Atmos. Chem. Phys. Discuss., 6, 7657-7695, 2006
© Author(s) 2006. This work is licensed under the
Creative Commons Attribution-NonCommercial-ShareAlike 2.5 License.
Review Status
This discussion paper has been under review for the journal Atmospheric Chemistry and Physics (ACP). Please refer to the corresponding final paper in ACP.
Stratospheric variability and trends in IPCC model simulations
E. C. Cordero1 and P. M. de F. Forster2
1Department of Meteorology, San Jose State University, San Jose, CA 95192, USA
2School of Earth and Environment, University of Leeds, Leeds, LS2 9JT, UK

Abstract. Atmosphere and Ocean General Circulation Model (AOGCM) experiments for the Intergovernmental Panel on Climate Change Fourth Assessment Report are analyzed using both 20th and 21st century model output to better understand model variability and assess the importance of various forcing mechanisms on stratospheric trends.

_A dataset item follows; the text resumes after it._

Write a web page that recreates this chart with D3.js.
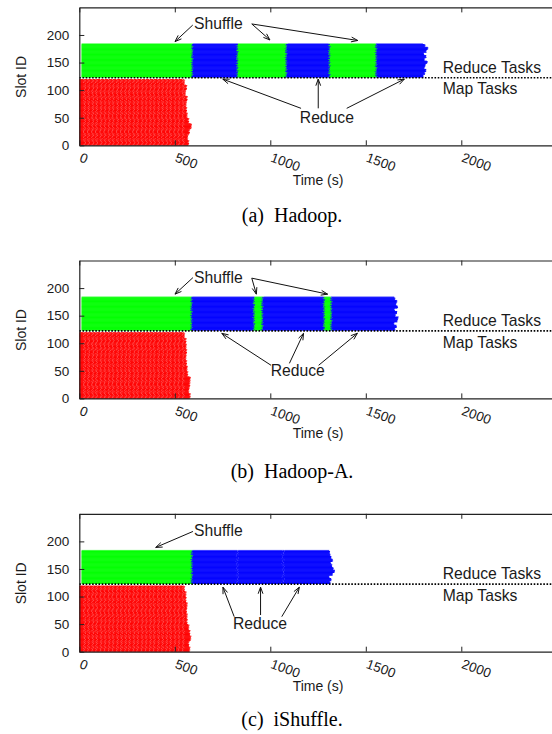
<!DOCTYPE html>
<html>
<head>
<meta charset="utf-8">
<script src="https://cdn.jsdelivr.net/npm/d3@7"></script>
<style>
  body { margin: 0; background: #fff; }
  svg { display: block; }
  text { font-family: "Liberation Sans", Arial, sans-serif; fill: #1a1a1a; }
  .caption { font-family: "Liberation Serif", "Times New Roman", serif; font-size: 20px; fill: #000; white-space: pre; }
</style>
</head>
<body>
<svg id="chart" width="552" height="734"></svg>
<script>
const captions = ['(a)  Hadoop.', '(b)  Hadoop-A.', '(c)  iShuffle.'];
const xTicks = [0, 500, 1000, 1500, 2000];
const yTicks = [0, 50, 100, 150, 200];

// finishing time of the last map task, per block of 10 map slots (bottom to top)
const mapEndHadoop = [570, 565, 574, 584, 570, 562, 559, 557, 562, 553, 559, 548];
const mapEndHadoopA = [578, 571, 576, 578, 565, 562, 559, 556, 559, 557, 556, 548];
const mapEndIShuffle = [576, 571, 581, 576, 571, 562, 562, 559, 562, 556, 556, 548];

// start times of the map task waves and the per-slot skew of those waves (s)
const mapWaves = [0, 22, 43, 65, 85, 108, 129, 151, 171, 194, 215, 237, 257, 280, 300, 323, 344, 366, 386, 409, 430, 452, 472, 495, 516, 538];
const mapSkew = [0, 6, 2, 9, 4, 11, 1, 7, 10, 3, 8, 1, 12, 5, 0, 9, 3, 6, 10, 2, 7, 4, 11, 0, 5];
const mapEdge = [0, 3, -2, 5, 1, -3, 4, 0, 6, -1];

// reduce slots: phase, start, end (null = runs to the last reduce)
const phasesHadoop = [['shuffle', 12, 590], ['reduce', 590, 827], ['shuffle', 827, 1082], ['reduce', 1082, 1309], ['shuffle', 1309, 1553], ['reduce', 1553, null]];
const phasesHadoopA = [['shuffle', 12, 586], ['reduce', 586, 914], ['shuffle', 914, 957], ['reduce', 957, 1281], ['shuffle', 1281, 1318], ['reduce', 1318, null]];
const phasesIShuffle = [['shuffle', 12, 588], ['reduce', 588, 826], ['reduce', 828, 1066], ['reduce', 1068, null]];

// finishing time of the last reduce, per block of 5 reduce slots (bottom to top)
const reduceEndHadoop = [1800, 1808, 1815, 1806, 1812, 1822, 1806, 1815, 1803, 1816, 1824, 1810, 1798];
const reduceEndHadoopA = [1652, 1660, 1648, 1664, 1669, 1655, 1662, 1650, 1666, 1658, 1662, 1652, 1648];
const reduceEndIShuffle = [1312, 1318, 1308, 1325, 1336, 1330, 1322, 1316, 1326, 1318, 1312, 1310, 1308];

// raggedness of the phase edges (s), per reduce slot
const edgeJitter = [3, -4, 6, -2, 8, 0, -6, 4, -3, 7, -5, 2, -1, 5, -7, 1, 4];

const mapSlots = 120;
const reduceSlots = [124, 184];
const dividerSlot = 122.5;

// annotations, in data units: [fromTime, fromSlot, toTime, toSlot]
const shuffleArrowsHadoop = [[594, 218, 501, 188], [903, 220, 998, 191], [903, 220, 1458, 190]];
const reduceArrowsHadoop = [[1161, 67, 751, 120], [1251, 67, 1251, 120], [1400, 67, 1702, 120]];
const shuffleArrowsHadoopA = [[595, 219, 501, 189], [903, 218, 927, 189], [903, 218, 1300, 189]];
const reduceArrowsHadoopA = [[1004, 60, 746, 118], [1100, 63.5, 1174, 118], [1253, 60, 1456, 118]];
const shuffleArrowsIShuffle = [[595, 218, 400, 189]];
const reduceArrowsIShuffle = [[811, 63.5, 752, 117], [949, 66.5, 949, 117], [1060, 63.5, 1152, 117]];
const shuffleLabelAt = [601, 210];
const reduceLabelAt = [[1296, 40], [1144, 40.4], [946, 40.6]];
const taskLabelsAt = [[1903, 131.3, 'Reduce Tasks'], [1903, 92.1, 'Map Tasks']];

const panels = [
  { caption: captions[0], mapEnd: mapEndHadoop, phases: phasesHadoop, reduceEnd: reduceEndHadoop, shuffleArrows: shuffleArrowsHadoop, reduceArrows: reduceArrowsHadoop, reduceLabel: reduceLabelAt[0] },
  { caption: captions[1], mapEnd: mapEndHadoopA, phases: phasesHadoopA, reduceEnd: reduceEndHadoopA, shuffleArrows: shuffleArrowsHadoopA, reduceArrows: reduceArrowsHadoopA, reduceLabel: reduceLabelAt[1] },
  { caption: captions[2], mapEnd: mapEndIShuffle, phases: phasesIShuffle, reduceEnd: reduceEndIShuffle, shuffleArrows: shuffleArrowsIShuffle, reduceArrows: reduceArrowsIShuffle, reduceLabel: reduceLabelAt[2] }
];

const panelTops = [7.4, 260.5, 513.8];
const captionYs = [222, 478, 726];
const plotH = 137.9;
const phaseColor = { shuffle: '#00ff00', reduce: '#0000ff' };

const svg = d3.select('#chart');
const x = d3.scaleLinear().domain([0, 2500]).range([79.3, 556.8]);
const y = d3.scaleLinear().domain([0, 250]).range([plotH, 0]);
const step = y(0) - y(1);

panels.forEach((panel, p) => {
  const g = svg.append('g').attr('transform', `translate(0,${panelTops[p]})`);

  // map tasks
  const mapG = g.append('g');
  d3.range(mapSlots).forEach(s => {
    const end = panel.mapEnd[Math.floor(s / 10)] + mapEdge[s % mapEdge.length];
    mapG.append('rect')
      .attr('x', x(0))
      .attr('y', y(s + 1))
      .attr('width', x(end) - x(0))
      .attr('height', step + 0.4)
      .attr('fill', '#ff0000');
    const skew = mapSkew[s % mapSkew.length];
    mapWaves.slice(1).forEach(w => {
      if (w + skew > end - 4) return;
      mapG.append('rect')
        .attr('x', x(w + skew) - 0.4)
        .attr('y', y(s + 1))
        .attr('width', 0.8)
        .attr('height', step)
        .attr('fill', '#fff');
    });
  });

  // reduce tasks
  const redG = g.append('g');
  d3.range(reduceSlots[0], reduceSlots[1] + 1).forEach((s, r) => {
    const jit = k => edgeJitter[(r + 4 * k) % edgeJitter.length];
    panel.phases.forEach(([phase, start, end], i) => {
      const t0 = i === 0 ? start : start + jit(i);
      const t1 = end === null
        ? panel.reduceEnd[Math.floor(r / 5)] + jit(9) * 0.4
        : end + jit(i + 1);
      redG.append('rect')
        .attr('x', x(t0))
        .attr('y', y(s + 0.5))
        .attr('width', Math.max(0, x(t1) - x(t0)))
        .attr('height', step + (s < reduceSlots[1] ? 0.4 : 0))
        .attr('fill', phaseColor[phase]);
    });
  });

  // divider between reduce and map slots
  g.append('line')
    .attr('x1', x(0)).attr('x2', x(2500))
    .attr('y1', y(dividerSlot)).attr('y2', y(dividerSlot))
    .attr('stroke', '#000')
    .attr('stroke-width', 1.6)
    .attr('stroke-dasharray', '1.6,1.6');

  // axes
  const bottom = g.append('g')
    .attr('transform', `translate(0,${plotH})`)
    .style('color', '#222')
    .call(d3.axisBottom(x).tickValues(xTicks).tickSizeInner(-5).tickSizeOuter(0).tickFormat(d3.format('d')));
  bottom.selectAll('text')
    .attr('y', 0).attr('dy', 0)
    .attr('text-anchor', 'start')
    .attr('transform', 'translate(-1,16) rotate(20)')
    .style('font-size', '13.5px')
    .style('font-family', '"Liberation Sans", Arial, sans-serif')
    .attr('fill', '#1a1a1a');

  g.append('g')
    .style('color', '#222')
    .call(d3.axisTop(x).tickValues(xTicks).tickSizeInner(-5).tickSizeOuter(0).tickFormat(''));

  const left = g.append('g')
    .attr('transform', `translate(${x(0)},0)`)
    .style('color', '#222')
    .call(d3.axisLeft(y).tickValues(yTicks).tickSizeInner(-5).tickSizeOuter(0).tickPadding(10));
  left.selectAll('text')
    .style('font-size', '13.5px')
    .style('font-family', '"Liberation Sans", Arial, sans-serif')
    .attr('fill', '#1a1a1a');
  g.selectAll('.domain').attr('stroke-width', 1.2);

  g.append('line')
    .attr('x1', x(2500)).attr('x2', x(2500))
    .attr('y1', 0).attr('y2', plotH)
    .attr('stroke', '#222').attr('stroke-width', 1.2);

  // axis titles
  g.append('text')
    .attr('x', (x(0) + x(2500)) / 2)
    .attr('y', plotH + 39.7)
    .attr('text-anchor', 'middle')
    .style('font-size', '14px')
    .text('Time (s)');
  g.append('text')
    .attr('transform', `translate(26,${plotH / 2 + 0.6}) rotate(-90)`)
    .attr('text-anchor', 'middle')
    .style('font-size', '14px')
    .text('Slot ID');

  // annotations
  const drawArrow = ([t0, s0, t1, s1]) => {
    const x0 = x(t0), y0 = y(s0), x1 = x(t1), y1 = y(s1);
    const a = Math.atan2(y1 - y0, x1 - x0);
    const len = 7, spread = 20 * Math.PI / 180;
    const h1 = [x1 - len * Math.cos(a - spread), y1 - len * Math.sin(a - spread)];
    const h2 = [x1 - len * Math.cos(a + spread), y1 - len * Math.sin(a + spread)];
    g.append('path')
      .attr('d', `M${x0},${y0}L${x1},${y1}M${h1[0]},${h1[1]}L${x1},${y1}L${h2[0]},${h2[1]}`)
      .attr('fill', 'none')
      .attr('stroke', '#111')
      .attr('stroke-width', 1);
  };
  panel.shuffleArrows.forEach(drawArrow);
  panel.reduceArrows.forEach(drawArrow);

  g.append('text')
    .attr('x', x(shuffleLabelAt[0])).attr('y', y(shuffleLabelAt[1]))
    .style('font-size', '15.7px')
    .text('Shuffle');
  g.append('text')
    .attr('x', x(panel.reduceLabel[0])).attr('y', y(panel.reduceLabel[1]))
    .attr('text-anchor', 'middle')
    .style('font-size', '15.7px')
    .text('Reduce');
  taskLabelsAt.forEach(([t, s, label]) => {
    g.append('text')
      .attr('x', x(t)).attr('y', y(s))
      .style('font-size', '15.7px')
      .text(label);
  });

  svg.append('text')
    .attr('class', 'caption')
    .attr('x', 292)
    .attr('y', captionYs[p])
    .attr('text-anchor', 'middle')
    .text(panel.caption);
});
</script>
</body>
</html>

While models represent the climatology of the stratosphere reasonably well in comparison with NCEP reanalysis, there are biases and large variability among models. In general, AOGCMs are cooler than NCEP throughout the stratosphere, with the largest differences in the tropics. Around half the AOGCMs have a top level beneath ~2 hPa and show a significant cold bias in their upper levels (~10 hPa) compared to NCEP, suggesting that these models may have compromised simulations near 10 hPa due to a low model top or insufficient stratospheric levels. In the lower stratosphere (50 hPa), the temperature variability associated with large volcanic eruptions is either absent (in about half of the models) or the warming is overestimated in the models that do include volcanic aerosols. There is general agreement on the vertical structure of temperature trends over the last few decades, differences between models are explained by the inclusion of different forcing mechanisms, such as stratospheric ozone depletion and volcanic aerosols. However, even when human and natural forcing agents are included in the simulations, significant differences remain between observations and model trends, particularly in the upper tropical troposphere (200 hPa–100 hPa), where, since 1979, models show a warming trend and the observations a cooling trend.

Citation: Cordero, E. C. and de F. Forster, P. M.: Stratospheric variability and trends in IPCC model simulations, Atmos. Chem. Phys. Discuss., 6, 7657-7695, doi:10.5194/acpd-6-7657-2006, 2006.